Investors and the broader finance sector have a critical role to play within this context. It is clear investors need to take effective climate action – through making bold net-zero commitments, implementing robust climate action plans and advocating for strong climate policies and regulations. With multiple climate initiatives across different asset classes, sectors, and geographies, investors can find the landscape complex and confusing. 

That’s where the Investor Agenda comes in.  

The collaboration’s Founding Partners — AIGCC, CDP, Ceres, IGCC, IIGCC, PRI and UNEP FI — recognize that the proliferation of these initiatives have been difficult to navigate. It is one of the many reasons that they work together to develop clear expectations and share the best guidance for investors to take climate action.  

In May 2021, the Founding Partners released a new framework designed specifically for investors to develop and publish Investor Climate Action Plans or ICAPs. The ICAPs Expectations Ladder and Guidance aims to bring clarity to the steps investors should take to act on climate change and help them understand how the multiple initiatives and different frameworks and methodologies all relate. ICAPs encourage investor climate action across four key focus areas – investment, corporate engagement, policy advocacy and investor disclosure — with governance being an underlying theme across all areas. It is our hope that by providing this resource, we will help to raise investor climate ambition and action.  

So how does the ICAPs Expectations Ladder and Guidance differ from other resources?  

The ICAPs framework differs from other frameworks released by other climate initiatives such as Glasgow Financial Alliance for Net Zero (GFANZ) and Race to Zero since it is an industry-specific and designed for investors, while the GFANZ framework is for the broader financial industry and the Race to Zero framework is cross-sectoral. The ICAPs framework is complementary and aligned to these frameworks.  

The Investor Agenda also welcomes the work of the UK’s Transition Plan Taskforce towards mandating climate transition plans and developing clear requirements. Over time, the Investor Agenda hopes to see similar action taken in more regions globally. While gaps persist in existing policies and regulations, as a voluntary program, ICAPs are designed to fill the gap for investors looking to take effective climate action. Investors can also take a leading role in closing gaps in policies and regulations through active participation in global and regional policy advocacy. The Investor Agenda’s annual Global Investor Statement to Governments on the Climate Crisis was created to show the unified investors calling for greater climate policy ambition and action presents a critical opportunity for investors to stay engaged in advocacy.

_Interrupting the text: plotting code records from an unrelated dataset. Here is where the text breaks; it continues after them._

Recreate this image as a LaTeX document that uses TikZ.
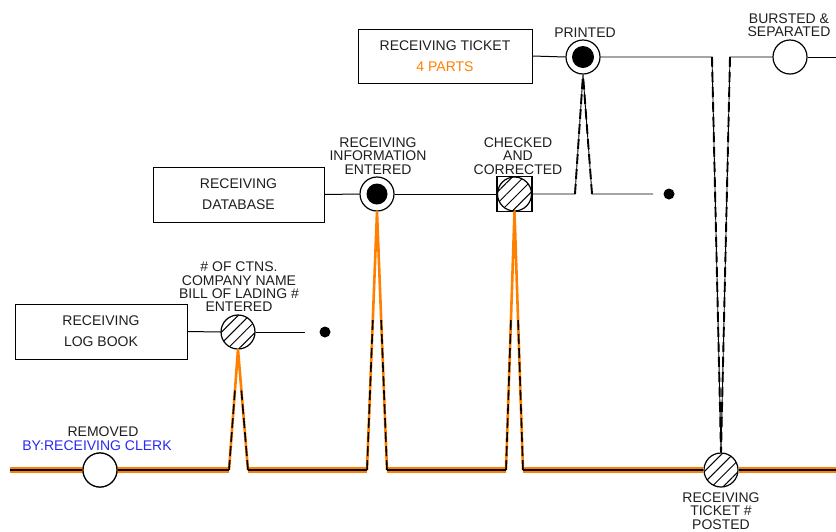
\documentclass[tikz,border=0pt]{standalone}
\usepackage{fontspec}
\setmainfont{Liberation Sans}
\usetikzlibrary{patterns.meta,calc}
\definecolor{orng}{RGB}{255,128,0}
\definecolor{blu}{RGB}{40,40,245}
\definecolor{txt}{RGB}{30,30,30}
\begin{document}
\begin{tikzpicture}[x=1pt,y=-1pt,
  lbl/.style={font=\fontsize{14}{13.4}\selectfont, align=center, inner sep=0, text=txt},
  box/.style={draw, line width=1pt, align=center, inner sep=0, text=txt,
              font=\fontsize{14}{21}\selectfont},
  conn/.style={line width=1pt},
  mainor/.style={orng, line width=6pt},
  mainbk/.style={black, line width=2.8pt},
  spikeor/.style={orng, line width=2.6pt, line join=round},
  spikebk/.style={black, line width=1.6pt, dash pattern=on 10pt off 4pt},
  thinbk/.style={black, line width=0.9pt},
  dashov/.style={black, line width=1.9pt, dash pattern=on 10pt off 5pt},
  dot/.style={circle, fill=black, minimum size=11pt, inner sep=0},
  ring/.style={circle, draw, line width=1.2pt, fill=white, minimum size=34pt, inner sep=0},
  hatch/.style={circle, draw, line width=1.2pt, minimum size=34pt, inner sep=0,
                preaction={fill=white},
                pattern={Lines[angle=45,distance=8pt,line width=1pt]}},
  sq/.style={draw, line width=1.2pt, fill=white, minimum size=35pt, inner sep=0}
]
\useasboundingbox (0,0) rectangle (836,531);

% boxes
\node[box, minimum width=172pt, minimum height=55pt] (log) at (101,331.5) {RECEIVING\\LOG BOOK};
\node[box, minimum width=171pt, minimum height=55pt] (db) at (238.5,194.5) {RECEIVING\\DATABASE};
\node[box, minimum width=174pt, minimum height=54pt] (tkt) at (445,56) {RECEIVING TICKET\\\textcolor{orng}{4 PARTS}};

% event symbols
\node[ring] (rem) at (100,470) {};
\node[hatch] (bol) at (238,332) {};
\node[ring] (rie) at (377,194) {};
\fill (rie.center) circle (10.5pt);
\node[sq] (cacs) at (514.5,194) {};
\node[hatch] (cac) at (514.5,194) {};
\node[ring] (prt) at (583,57) {};
\fill (prt.center) circle (11pt);
\node[ring] (bst) at (790,57) {};
\node[hatch] (rtp) at (721,470) {};
\node[dot] (d1) at (325,332) {};
\node[dot] (d2) at (669,194) {};

% labels
\node[lbl] (lrem) at (103,432) {REMOVED};
\node[lbl, text=blu] (lby) at (97,446) {BY:RECEIVING CLERK};
\node[lbl] (lbol) at (239,287) {\# OF CTNS.\\COMPANY NAME\\BILL OF LADING \#\\ENTERED};
\node[lbl] (lrie) at (378,156) {RECEIVING\\INFORMATION\\ENTERED};
\node[lbl] (lcac) at (518,156) {CHECKED\\AND\\CORRECTED};
\node[lbl] (lprt) at (585,33) {PRINTED};
\node[lbl] (lbst) at (789,25) {BURSTED \&\\SEPARATED};
\node[lbl] (lrtp) at (721,511) {RECEIVING\\TICKET \#\\POSTED};

% coordinates
\coordinate (m0) at (10,470);
\coordinate (m9) at (836,470);
\coordinate (b1l) at (229,470); \coordinate (b1r) at (248,470);
\coordinate (b2l) at (367,470); \coordinate (b2r) at (387,470);
\coordinate (b3l) at (506,470); \coordinate (b3r) at (523,470);
\coordinate (p1) at (575,194); \coordinate (p2) at (592,194);
\coordinate (p3) at (653,194);
\coordinate (t1) at (712,57); \coordinate (t2) at (730,57);
\coordinate (e9) at (836,57);
\coordinate (l3) at (305,332);

% thin connectors
\draw[conn] (log.east) -- (bol.west);
\draw[conn] (bol.east) -- (l3);
\draw[conn] (db.east) -- (rie.west);
\draw[conn] (rie.east) -- (cacs.west);
\draw[conn] (tkt.east) -- (prt.west);
\draw[thinbk] (cacs.east) -- (p1) -- (prt.south) -- (p2) -- (p3);
\draw[dashov] (p1) -- (prt.south);
\draw[dashov] (p2) -- (prt.south);
\draw[thinbk] (prt.east) -- (t1) -- (rtp.north) -- (t2) -- (bst.west);
\draw[dashov] (t1) -- (rtp.north);
\draw[dashov] (t2) -- (rtp.north);
\draw[conn] (bst.east) -- (e9);

% main time line
\begin{scope}[yshift=-1pt]
\draw[mainor] (m0) -- (b1l);
\draw[mainor] (b1r) -- (b2l);
\draw[mainor] (b2r) -- (b3l);
\draw[mainor] (b3r) -- (rtp.west);
\draw[mainor] (rtp.east) -- (m9);
\end{scope}
\draw[spikeor] (b1l) -- (bol.south) -- (b1r);
\draw[spikeor] (b2l) -- (rie.south) -- (b2r);
\draw[spikeor] (b3l) -- (cac.south) -- (b3r);
\draw[mainbk] (m0) -- (rem.west);
\draw[mainbk] (rem.east) -- (b1l);
\draw[mainbk] (b1r) -- (b2l);
\draw[mainbk] (b2r) -- (b3l);
\draw[mainbk] (b3r) -- (rtp.west);
\draw[mainbk] (rtp.east) -- (m9);
\draw[spikebk] (b1l) -- ($(b1l)!0.66!(bol.south)$);
\draw[spikebk] (b1r) -- ($(b1r)!0.66!(bol.south)$);
\draw[spikebk] (b2l) -- ($(b2l)!0.59!(rie.south)$);
\draw[spikebk] (b2r) -- ($(b2r)!0.59!(rie.south)$);
\draw[spikebk] (b3l) -- ($(b3l)!0.59!(cac.south)$);
\draw[spikebk] (b3r) -- ($(b3r)!0.59!(cac.south)$);

% redraw removed circle on top of line
\node[ring] at (rem.center) {};
\end{tikzpicture}
\end{document}
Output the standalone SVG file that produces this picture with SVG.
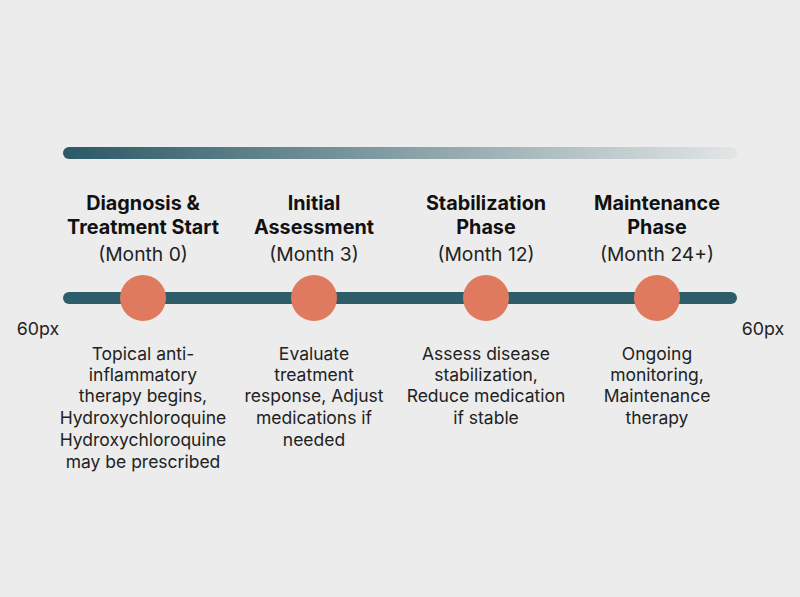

Once key policies and regulations are in place, they create an enabling environment for investors to allocate capital and engage with investee companies for climate positive outcomes.  

ICAPs are designed as a useful stepping-stone to fill the gap while regional regulators and global policymakers move to entrench much needed climate legislation for investors and as investors embrace transition planning as part of business-as-usual. Once public and private sectors are in sync with climate action both regionally and eventually globally, we hope to see a sustainable future, underpinned by a resilient net zero economy, where frameworks are no longer needed.